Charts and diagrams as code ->
----
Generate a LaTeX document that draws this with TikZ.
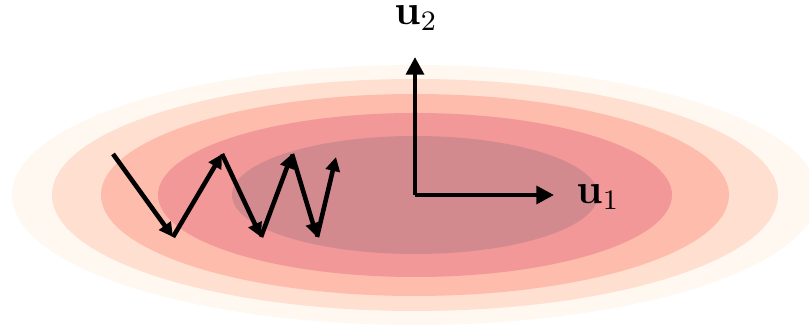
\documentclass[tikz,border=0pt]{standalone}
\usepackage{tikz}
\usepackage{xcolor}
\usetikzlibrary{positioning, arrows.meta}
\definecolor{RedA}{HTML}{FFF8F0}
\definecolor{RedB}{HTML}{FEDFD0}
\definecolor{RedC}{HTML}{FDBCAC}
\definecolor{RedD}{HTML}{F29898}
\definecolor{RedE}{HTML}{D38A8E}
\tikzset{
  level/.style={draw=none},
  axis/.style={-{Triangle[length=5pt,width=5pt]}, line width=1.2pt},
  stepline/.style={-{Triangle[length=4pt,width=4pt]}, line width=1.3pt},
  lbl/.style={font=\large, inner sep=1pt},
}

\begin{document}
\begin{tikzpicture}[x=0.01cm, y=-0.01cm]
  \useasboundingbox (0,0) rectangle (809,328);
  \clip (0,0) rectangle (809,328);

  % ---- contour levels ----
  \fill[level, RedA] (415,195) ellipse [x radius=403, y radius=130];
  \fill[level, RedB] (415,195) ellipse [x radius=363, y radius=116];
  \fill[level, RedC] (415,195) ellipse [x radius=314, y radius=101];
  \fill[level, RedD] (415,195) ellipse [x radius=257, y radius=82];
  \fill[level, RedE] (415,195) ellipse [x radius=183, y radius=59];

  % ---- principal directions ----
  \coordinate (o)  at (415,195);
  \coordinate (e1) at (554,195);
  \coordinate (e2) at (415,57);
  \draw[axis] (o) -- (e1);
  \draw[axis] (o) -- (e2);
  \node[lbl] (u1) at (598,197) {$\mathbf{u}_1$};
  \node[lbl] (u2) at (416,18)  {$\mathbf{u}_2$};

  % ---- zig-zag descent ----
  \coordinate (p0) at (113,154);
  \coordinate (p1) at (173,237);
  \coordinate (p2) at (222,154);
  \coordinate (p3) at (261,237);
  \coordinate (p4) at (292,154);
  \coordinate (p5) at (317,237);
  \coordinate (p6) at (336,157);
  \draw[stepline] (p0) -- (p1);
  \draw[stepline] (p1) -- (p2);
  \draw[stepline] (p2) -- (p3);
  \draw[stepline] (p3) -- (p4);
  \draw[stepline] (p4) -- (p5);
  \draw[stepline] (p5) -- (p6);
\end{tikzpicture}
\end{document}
----
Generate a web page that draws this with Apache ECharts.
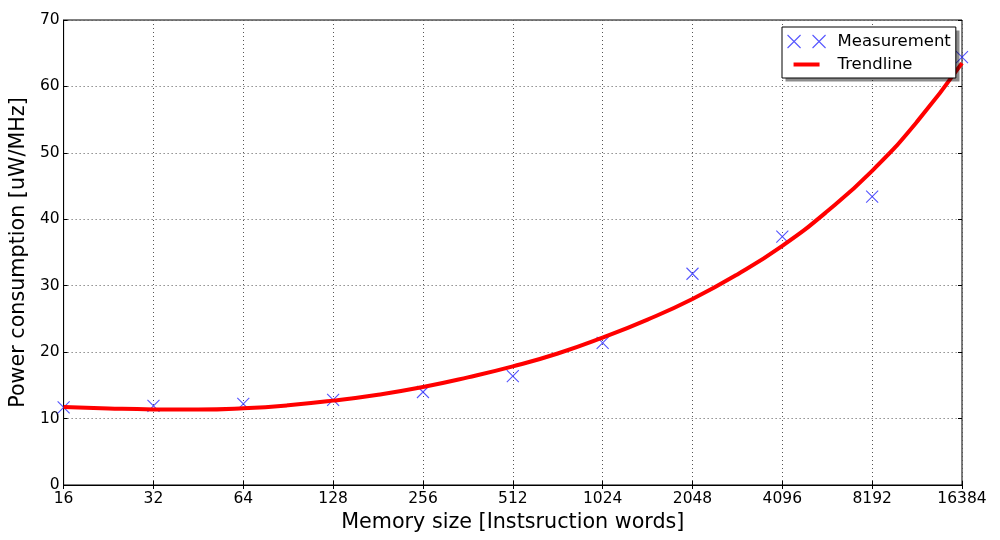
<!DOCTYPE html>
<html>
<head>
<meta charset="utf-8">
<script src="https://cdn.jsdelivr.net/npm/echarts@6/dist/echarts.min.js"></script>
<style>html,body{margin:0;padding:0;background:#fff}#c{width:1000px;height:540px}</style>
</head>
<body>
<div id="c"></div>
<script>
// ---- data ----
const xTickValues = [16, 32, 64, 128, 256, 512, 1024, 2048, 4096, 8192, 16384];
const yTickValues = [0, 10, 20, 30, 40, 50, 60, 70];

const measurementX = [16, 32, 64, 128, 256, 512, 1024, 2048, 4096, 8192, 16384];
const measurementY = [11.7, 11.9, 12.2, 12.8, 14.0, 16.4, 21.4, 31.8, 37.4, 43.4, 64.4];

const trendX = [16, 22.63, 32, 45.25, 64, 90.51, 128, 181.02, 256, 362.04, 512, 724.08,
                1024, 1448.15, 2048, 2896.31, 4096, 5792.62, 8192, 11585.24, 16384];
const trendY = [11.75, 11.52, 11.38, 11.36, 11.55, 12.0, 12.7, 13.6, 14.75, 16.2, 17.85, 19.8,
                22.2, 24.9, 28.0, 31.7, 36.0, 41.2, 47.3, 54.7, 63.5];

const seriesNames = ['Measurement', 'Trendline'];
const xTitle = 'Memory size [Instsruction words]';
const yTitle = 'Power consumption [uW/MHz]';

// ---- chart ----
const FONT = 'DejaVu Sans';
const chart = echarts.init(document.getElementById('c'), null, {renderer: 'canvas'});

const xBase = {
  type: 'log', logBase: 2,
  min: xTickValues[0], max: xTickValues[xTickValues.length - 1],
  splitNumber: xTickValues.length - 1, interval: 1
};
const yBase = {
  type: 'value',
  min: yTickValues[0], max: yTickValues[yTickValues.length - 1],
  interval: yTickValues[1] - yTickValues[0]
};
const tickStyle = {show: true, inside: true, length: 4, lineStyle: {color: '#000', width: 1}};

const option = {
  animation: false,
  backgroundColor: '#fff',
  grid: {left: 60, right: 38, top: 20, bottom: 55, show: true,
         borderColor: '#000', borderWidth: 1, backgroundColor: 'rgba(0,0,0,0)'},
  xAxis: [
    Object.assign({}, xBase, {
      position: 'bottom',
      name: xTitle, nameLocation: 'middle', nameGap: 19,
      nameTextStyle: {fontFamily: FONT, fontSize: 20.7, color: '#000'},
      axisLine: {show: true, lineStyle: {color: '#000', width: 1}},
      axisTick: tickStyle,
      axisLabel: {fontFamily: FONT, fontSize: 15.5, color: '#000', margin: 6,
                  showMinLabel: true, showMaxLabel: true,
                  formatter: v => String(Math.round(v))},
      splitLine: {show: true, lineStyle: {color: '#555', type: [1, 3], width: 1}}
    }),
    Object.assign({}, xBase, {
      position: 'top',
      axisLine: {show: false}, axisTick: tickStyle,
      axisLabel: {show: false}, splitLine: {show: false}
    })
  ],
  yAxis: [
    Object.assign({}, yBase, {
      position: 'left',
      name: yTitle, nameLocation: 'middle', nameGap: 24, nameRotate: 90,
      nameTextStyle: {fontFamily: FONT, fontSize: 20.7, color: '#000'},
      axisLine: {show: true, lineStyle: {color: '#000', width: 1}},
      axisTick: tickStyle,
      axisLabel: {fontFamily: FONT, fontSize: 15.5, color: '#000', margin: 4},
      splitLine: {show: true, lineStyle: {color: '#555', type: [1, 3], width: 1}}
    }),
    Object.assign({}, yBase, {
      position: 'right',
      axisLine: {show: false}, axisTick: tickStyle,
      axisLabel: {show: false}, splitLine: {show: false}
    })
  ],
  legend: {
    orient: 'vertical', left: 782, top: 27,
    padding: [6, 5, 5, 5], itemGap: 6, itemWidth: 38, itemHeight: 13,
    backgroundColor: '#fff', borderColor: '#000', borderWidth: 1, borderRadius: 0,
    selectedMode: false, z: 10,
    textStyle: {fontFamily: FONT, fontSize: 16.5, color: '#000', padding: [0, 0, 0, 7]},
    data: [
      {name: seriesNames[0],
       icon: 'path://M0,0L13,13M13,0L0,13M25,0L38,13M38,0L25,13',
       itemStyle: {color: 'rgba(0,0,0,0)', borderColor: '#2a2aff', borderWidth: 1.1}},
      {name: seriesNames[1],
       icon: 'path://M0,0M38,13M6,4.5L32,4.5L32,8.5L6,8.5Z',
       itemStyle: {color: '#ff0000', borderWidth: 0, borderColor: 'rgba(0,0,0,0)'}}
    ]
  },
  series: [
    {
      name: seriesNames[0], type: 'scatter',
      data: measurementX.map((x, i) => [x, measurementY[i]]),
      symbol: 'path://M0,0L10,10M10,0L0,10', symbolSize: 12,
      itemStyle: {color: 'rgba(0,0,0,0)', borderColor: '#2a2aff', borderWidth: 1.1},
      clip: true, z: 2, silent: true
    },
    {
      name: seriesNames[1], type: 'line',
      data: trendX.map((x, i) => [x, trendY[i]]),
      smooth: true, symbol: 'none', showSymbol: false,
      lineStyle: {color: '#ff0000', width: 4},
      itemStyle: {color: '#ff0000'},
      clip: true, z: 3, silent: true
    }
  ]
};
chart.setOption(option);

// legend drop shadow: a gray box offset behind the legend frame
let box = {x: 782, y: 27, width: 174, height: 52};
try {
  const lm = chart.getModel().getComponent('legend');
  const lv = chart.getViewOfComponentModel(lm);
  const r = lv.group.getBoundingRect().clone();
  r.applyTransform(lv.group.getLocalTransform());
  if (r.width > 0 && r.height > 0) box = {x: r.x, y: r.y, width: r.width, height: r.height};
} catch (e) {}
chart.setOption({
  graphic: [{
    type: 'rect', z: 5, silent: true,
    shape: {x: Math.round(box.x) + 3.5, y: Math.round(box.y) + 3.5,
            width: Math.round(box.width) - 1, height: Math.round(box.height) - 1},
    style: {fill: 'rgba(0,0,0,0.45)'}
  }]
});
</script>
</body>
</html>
----
Your task -> Only the lines from the one with "Generate a web" through the one with "const yTitle = 'Power consumption [uW/MHz]';", both included, go in the copy, exactly as written. Leave the pictures behind.

Exercise output ->
Generate a web page that draws this with Apache ECharts.
<!DOCTYPE html>
<html>
<head>
<meta charset="utf-8">
<script src="https://cdn.jsdelivr.net/npm/echarts@6/dist/echarts.min.js"></script>
<style>html,body{margin:0;padding:0;background:#fff}#c{width:1000px;height:540px}</style>
</head>
<body>
<div id="c"></div>
<script>
// ---- data ----
const xTickValues = [16, 32, 64, 128, 256, 512, 1024, 2048, 4096, 8192, 16384];
const yTickValues = [0, 10, 20, 30, 40, 50, 60, 70];

const measurementX = [16, 32, 64, 128, 256, 512, 1024, 2048, 4096, 8192, 16384];
const measurementY = [11.7, 11.9, 12.2, 12.8, 14.0, 16.4, 21.4, 31.8, 37.4, 43.4, 64.4];

const trendX = [16, 22.63, 32, 45.25, 64, 90.51, 128, 181.02, 256, 362.04, 512, 724.08,
                1024, 1448.15, 2048, 2896.31, 4096, 5792.62, 8192, 11585.24, 16384];
const trendY = [11.75, 11.52, 11.38, 11.36, 11.55, 12.0, 12.7, 13.6, 14.75, 16.2, 17.85, 19.8,
                22.2, 24.9, 28.0, 31.7, 36.0, 41.2, 47.3, 54.7, 63.5];

const seriesNames = ['Measurement', 'Trendline'];
const xTitle = 'Memory size [Instsruction words]';
const yTitle = 'Power consumption [uW/MHz]';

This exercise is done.